▶ **AIM**
Copy each line below exactly and leave the pictures out.

* * * * * * *

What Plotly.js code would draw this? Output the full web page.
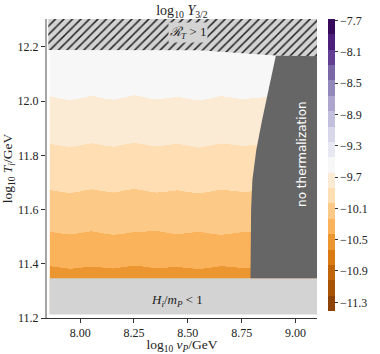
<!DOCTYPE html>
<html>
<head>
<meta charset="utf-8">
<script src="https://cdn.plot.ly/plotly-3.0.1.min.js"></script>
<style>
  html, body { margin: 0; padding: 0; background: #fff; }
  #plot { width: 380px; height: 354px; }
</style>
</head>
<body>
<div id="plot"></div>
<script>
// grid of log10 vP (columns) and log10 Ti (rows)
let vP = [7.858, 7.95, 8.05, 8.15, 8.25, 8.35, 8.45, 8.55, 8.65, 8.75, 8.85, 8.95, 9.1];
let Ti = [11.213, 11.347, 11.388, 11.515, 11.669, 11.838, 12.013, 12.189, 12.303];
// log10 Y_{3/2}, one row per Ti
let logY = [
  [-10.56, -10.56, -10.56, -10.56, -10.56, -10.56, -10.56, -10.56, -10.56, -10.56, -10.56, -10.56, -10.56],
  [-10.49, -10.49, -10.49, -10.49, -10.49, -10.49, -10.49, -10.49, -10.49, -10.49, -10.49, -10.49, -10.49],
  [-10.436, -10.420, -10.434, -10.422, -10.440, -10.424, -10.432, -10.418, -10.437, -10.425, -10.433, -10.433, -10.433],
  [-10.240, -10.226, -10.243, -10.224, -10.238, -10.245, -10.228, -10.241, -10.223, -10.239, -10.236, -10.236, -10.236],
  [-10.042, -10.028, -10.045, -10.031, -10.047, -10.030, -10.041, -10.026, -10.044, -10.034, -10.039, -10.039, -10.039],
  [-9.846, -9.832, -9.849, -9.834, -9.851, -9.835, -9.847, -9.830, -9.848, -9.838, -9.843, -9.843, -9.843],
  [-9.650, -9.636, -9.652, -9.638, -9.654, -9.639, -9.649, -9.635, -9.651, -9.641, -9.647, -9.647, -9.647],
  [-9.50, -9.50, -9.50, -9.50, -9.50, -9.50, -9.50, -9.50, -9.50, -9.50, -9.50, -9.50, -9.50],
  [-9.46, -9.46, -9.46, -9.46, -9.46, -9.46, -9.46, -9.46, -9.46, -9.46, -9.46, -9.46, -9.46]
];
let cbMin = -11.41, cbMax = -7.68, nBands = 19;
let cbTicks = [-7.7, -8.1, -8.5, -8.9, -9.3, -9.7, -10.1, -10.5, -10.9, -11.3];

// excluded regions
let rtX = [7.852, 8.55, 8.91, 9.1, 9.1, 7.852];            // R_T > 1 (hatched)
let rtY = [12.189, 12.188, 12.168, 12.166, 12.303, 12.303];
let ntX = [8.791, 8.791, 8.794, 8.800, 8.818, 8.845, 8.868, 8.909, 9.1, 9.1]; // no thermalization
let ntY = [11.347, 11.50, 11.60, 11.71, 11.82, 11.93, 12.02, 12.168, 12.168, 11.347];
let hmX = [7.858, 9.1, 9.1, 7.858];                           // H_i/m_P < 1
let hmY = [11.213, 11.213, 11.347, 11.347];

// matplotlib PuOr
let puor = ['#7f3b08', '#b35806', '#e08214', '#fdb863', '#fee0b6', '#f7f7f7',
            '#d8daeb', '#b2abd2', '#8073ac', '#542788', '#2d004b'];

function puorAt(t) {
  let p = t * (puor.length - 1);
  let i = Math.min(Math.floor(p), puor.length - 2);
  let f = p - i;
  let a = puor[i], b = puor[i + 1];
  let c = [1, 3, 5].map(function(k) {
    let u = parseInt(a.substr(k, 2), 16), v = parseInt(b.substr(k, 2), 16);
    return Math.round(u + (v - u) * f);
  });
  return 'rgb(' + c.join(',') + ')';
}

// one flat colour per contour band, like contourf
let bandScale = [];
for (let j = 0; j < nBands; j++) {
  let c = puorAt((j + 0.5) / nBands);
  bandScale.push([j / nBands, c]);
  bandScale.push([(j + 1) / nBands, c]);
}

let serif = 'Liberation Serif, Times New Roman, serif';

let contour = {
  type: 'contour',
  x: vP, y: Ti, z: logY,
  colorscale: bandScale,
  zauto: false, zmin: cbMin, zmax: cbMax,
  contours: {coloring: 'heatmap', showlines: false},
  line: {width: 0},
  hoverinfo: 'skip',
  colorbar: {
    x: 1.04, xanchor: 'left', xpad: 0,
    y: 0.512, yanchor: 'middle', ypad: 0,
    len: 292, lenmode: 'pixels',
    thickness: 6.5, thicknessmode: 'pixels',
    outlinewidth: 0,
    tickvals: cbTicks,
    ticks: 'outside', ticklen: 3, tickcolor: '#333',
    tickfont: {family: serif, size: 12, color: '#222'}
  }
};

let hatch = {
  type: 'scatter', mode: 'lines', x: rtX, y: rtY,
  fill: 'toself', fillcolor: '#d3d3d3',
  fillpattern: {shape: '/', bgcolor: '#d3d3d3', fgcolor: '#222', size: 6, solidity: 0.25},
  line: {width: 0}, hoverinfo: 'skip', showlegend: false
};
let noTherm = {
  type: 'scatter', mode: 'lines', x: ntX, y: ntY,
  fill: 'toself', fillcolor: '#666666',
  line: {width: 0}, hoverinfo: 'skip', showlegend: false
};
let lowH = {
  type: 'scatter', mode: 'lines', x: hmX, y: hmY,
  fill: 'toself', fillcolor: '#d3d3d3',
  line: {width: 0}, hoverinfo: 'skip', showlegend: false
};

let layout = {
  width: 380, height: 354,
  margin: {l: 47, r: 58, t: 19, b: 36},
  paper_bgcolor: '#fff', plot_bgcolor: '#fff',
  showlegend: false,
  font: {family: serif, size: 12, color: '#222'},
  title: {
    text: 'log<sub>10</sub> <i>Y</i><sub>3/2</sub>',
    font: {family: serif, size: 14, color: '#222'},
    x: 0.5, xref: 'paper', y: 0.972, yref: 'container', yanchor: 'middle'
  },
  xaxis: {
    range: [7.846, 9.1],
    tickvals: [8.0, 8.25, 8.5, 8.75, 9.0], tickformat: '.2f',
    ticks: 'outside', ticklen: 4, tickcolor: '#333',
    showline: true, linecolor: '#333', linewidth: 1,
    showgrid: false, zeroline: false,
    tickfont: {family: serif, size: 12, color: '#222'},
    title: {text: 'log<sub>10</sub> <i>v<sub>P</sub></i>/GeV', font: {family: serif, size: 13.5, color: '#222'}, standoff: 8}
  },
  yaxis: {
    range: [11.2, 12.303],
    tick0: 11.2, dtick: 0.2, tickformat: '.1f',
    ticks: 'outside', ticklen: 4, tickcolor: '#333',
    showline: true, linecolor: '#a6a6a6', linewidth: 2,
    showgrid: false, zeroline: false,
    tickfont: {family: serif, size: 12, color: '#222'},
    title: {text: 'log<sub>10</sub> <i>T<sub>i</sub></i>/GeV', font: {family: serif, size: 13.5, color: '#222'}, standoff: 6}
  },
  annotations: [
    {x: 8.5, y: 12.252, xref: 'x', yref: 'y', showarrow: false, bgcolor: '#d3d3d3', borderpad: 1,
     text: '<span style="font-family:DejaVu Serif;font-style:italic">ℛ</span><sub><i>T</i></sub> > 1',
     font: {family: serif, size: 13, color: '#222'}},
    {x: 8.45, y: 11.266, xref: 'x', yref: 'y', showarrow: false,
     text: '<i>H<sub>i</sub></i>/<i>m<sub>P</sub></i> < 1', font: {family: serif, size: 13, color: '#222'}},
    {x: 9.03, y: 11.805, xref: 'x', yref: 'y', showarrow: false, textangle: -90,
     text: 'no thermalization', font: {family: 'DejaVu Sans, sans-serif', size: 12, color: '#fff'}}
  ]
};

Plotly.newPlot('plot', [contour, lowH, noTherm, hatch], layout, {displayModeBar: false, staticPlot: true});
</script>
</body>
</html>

* * * * * * *

▶ **RESULT**
What Plotly.js code would draw this? Output the full web page.
<!DOCTYPE html>
<html>
<head>
<meta charset="utf-8">
<script src="https://cdn.plot.ly/plotly-3.0.1.min.js"></script>
<style>
  html, body { margin: 0; padding: 0; background: #fff; }
  #plot { width: 380px; height: 354px; }
</style>
</head>
<body>
<div id="plot"></div>
<script>
// grid of log10 vP (columns) and log10 Ti (rows)
let vP = [7.858, 7.95, 8.05, 8.15, 8.25, 8.35, 8.45, 8.55, 8.65, 8.75, 8.85, 8.95, 9.1];
let Ti = [11.213, 11.347, 11.388, 11.515, 11.669, 11.838, 12.013, 12.189, 12.303];
// log10 Y_{3/2}, one row per Ti
let logY = [
  [-10.56, -10.56, -10.56, -10.56, -10.56, -10.56, -10.56, -10.56, -10.56, -10.56, -10.56, -10.56, -10.56],
  [-10.49, -10.49, -10.49, -10.49, -10.49, -10.49, -10.49, -10.49, -10.49, -10.49, -10.49, -10.49, -10.49],
  [-10.436, -10.420, -10.434, -10.422, -10.440, -10.424, -10.432, -10.418, -10.437, -10.425, -10.433, -10.433, -10.433],
  [-10.240, -10.226, -10.243, -10.224, -10.238, -10.245, -10.228, -10.241, -10.223, -10.239, -10.236, -10.236, -10.236],
  [-10.042, -10.028, -10.045, -10.031, -10.047, -10.030, -10.041, -10.026, -10.044, -10.034, -10.039, -10.039, -10.039],
  [-9.846, -9.832, -9.849, -9.834, -9.851, -9.835, -9.847, -9.830, -9.848, -9.838, -9.843, -9.843, -9.843],
  [-9.650, -9.636, -9.652, -9.638, -9.654, -9.639, -9.649, -9.635, -9.651, -9.641, -9.647, -9.647, -9.647],
  [-9.50, -9.50, -9.50, -9.50, -9.50, -9.50, -9.50, -9.50, -9.50, -9.50, -9.50, -9.50, -9.50],
  [-9.46, -9.46, -9.46, -9.46, -9.46, -9.46, -9.46, -9.46, -9.46, -9.46, -9.46, -9.46, -9.46]
];
let cbMin = -11.41, cbMax = -7.68, nBands = 19;
let cbTicks = [-7.7, -8.1, -8.5, -8.9, -9.3, -9.7, -10.1, -10.5, -10.9, -11.3];

// excluded regions
let rtX = [7.852, 8.55, 8.91, 9.1, 9.1, 7.852];            // R_T > 1 (hatched)
let rtY = [12.189, 12.188, 12.168, 12.166, 12.303, 12.303];
let ntX = [8.791, 8.791, 8.794, 8.800, 8.818, 8.845, 8.868, 8.909, 9.1, 9.1]; // no thermalization
let ntY = [11.347, 11.50, 11.60, 11.71, 11.82, 11.93, 12.02, 12.168, 12.168, 11.347];
let hmX = [7.858, 9.1, 9.1, 7.858];                           // H_i/m_P < 1
let hmY = [11.213, 11.213, 11.347, 11.347];

// matplotlib PuOr
let puor = ['#7f3b08', '#b35806', '#e08214', '#fdb863', '#fee0b6', '#f7f7f7',
            '#d8daeb', '#b2abd2', '#8073ac', '#542788', '#2d004b'];

function puorAt(t) {
  let p = t * (puor.length - 1);
  let i = Math.min(Math.floor(p), puor.length - 2);
  let f = p - i;
  let a = puor[i], b = puor[i + 1];
  let c = [1, 3, 5].map(function(k) {
    let u = parseInt(a.substr(k, 2), 16), v = parseInt(b.substr(k, 2), 16);
    return Math.round(u + (v - u) * f);
  });
  return 'rgb(' + c.join(',') + ')';
}

// one flat colour per contour band, like contourf
let bandScale = [];
for (let j = 0; j < nBands; j++) {
  let c = puorAt((j + 0.5) / nBands);
  bandScale.push([j / nBands, c]);
  bandScale.push([(j + 1) / nBands, c]);
}

let serif = 'Liberation Serif, Times New Roman, serif';

let contour = {
  type: 'contour',
  x: vP, y: Ti, z: logY,
  colorscale: bandScale,
  zauto: false, zmin: cbMin, zmax: cbMax,
  contours: {coloring: 'heatmap', showlines: false},
  line: {width: 0},
  hoverinfo: 'skip',
  colorbar: {
    x: 1.04, xanchor: 'left', xpad: 0,
    y: 0.512, yanchor: 'middle', ypad: 0,
    len: 292, lenmode: 'pixels',
    thickness: 6.5, thicknessmode: 'pixels',
    outlinewidth: 0,
    tickvals: cbTicks,
    ticks: 'outside', ticklen: 3, tickcolor: '#333',
    tickfont: {family: serif, size: 12, color: '#222'}
  }
};

let hatch = {
  type: 'scatter', mode: 'lines', x: rtX, y: rtY,
  fill: 'toself', fillcolor: '#d3d3d3',
  fillpattern: {shape: '/', bgcolor: '#d3d3d3', fgcolor: '#222', size: 6, solidity: 0.25},
  line: {width: 0}, hoverinfo: 'skip', showlegend: false
};
let noTherm = {
  type: 'scatter', mode: 'lines', x: ntX, y: ntY,
  fill: 'toself', fillcolor: '#666666',
  line: {width: 0}, hoverinfo: 'skip', showlegend: false
};
let lowH = {
  type: 'scatter', mode: 'lines', x: hmX, y: hmY,
  fill: 'toself', fillcolor: '#d3d3d3',
  line: {width: 0}, hoverinfo: 'skip', showlegend: false
};

let layout = {
  width: 380, height: 354,
  margin: {l: 47, r: 58, t: 19, b: 36},
  paper_bgcolor: '#fff', plot_bgcolor: '#fff',
  showlegend: false,
  font: {family: serif, size: 12, color: '#222'},
  title: {
    text: 'log<sub>10</sub> <i>Y</i><sub>3/2</sub>',
    font: {family: serif, size: 14, color: '#222'},
    x: 0.5, xref: 'paper', y: 0.972, yref: 'container', yanchor: 'middle'
  },
  xaxis: {
    range: [7.846, 9.1],
    tickvals: [8.0, 8.25, 8.5, 8.75, 9.0], tickformat: '.2f',
    ticks: 'outside', ticklen: 4, tickcolor: '#333',
    showline: true, linecolor: '#333', linewidth: 1,
    showgrid: false, zeroline: false,
    tickfont: {family: serif, size: 12, color: '#222'},
    title: {text: 'log<sub>10</sub> <i>v<sub>P</sub></i>/GeV', font: {family: serif, size: 13.5, color: '#222'}, standoff: 8}
  },
  yaxis: {
    range: [11.2, 12.303],
    tick0: 11.2, dtick: 0.2, tickformat: '.1f',
    ticks: 'outside', ticklen: 4, tickcolor: '#333',
    showline: true, linecolor: '#a6a6a6', linewidth: 2,
    showgrid: false, zeroline: false,
    tickfont: {family: serif, size: 12, color: '#222'},
    title: {text: 'log<sub>10</sub> <i>T<sub>i</sub></i>/GeV', font: {family: serif, size: 13.5, color: '#222'}, standoff: 6}
  },
  annotations: [
    {x: 8.5, y: 12.252, xref: 'x', yref: 'y', showarrow: false, bgcolor: '#d3d3d3', borderpad: 1,
     text: '<span style="font-family:DejaVu Serif;font-style:italic">ℛ</span><sub><i>T</i></sub> > 1',
     font: {family: serif, size: 13, color: '#222'}},
    {x: 8.45, y: 11.266, xref: 'x', yref: 'y', showarrow: false,
     text: '<i>H<sub>i</sub></i>/<i>m<sub>P</sub></i> < 1', font: {family: serif, size: 13, color: '#222'}},
    {x: 9.03, y: 11.805, xref: 'x', yref: 'y', showarrow: false, textangle: -90,
     text: 'no thermalization', font: {family: 'DejaVu Sans, sans-serif', size: 12, color: '#fff'}}
  ]
};

Plotly.newPlot('plot', [contour, lowH, noTherm, hatch], layout, {displayModeBar: false, staticPlot: true});
</script>
</body>
</html>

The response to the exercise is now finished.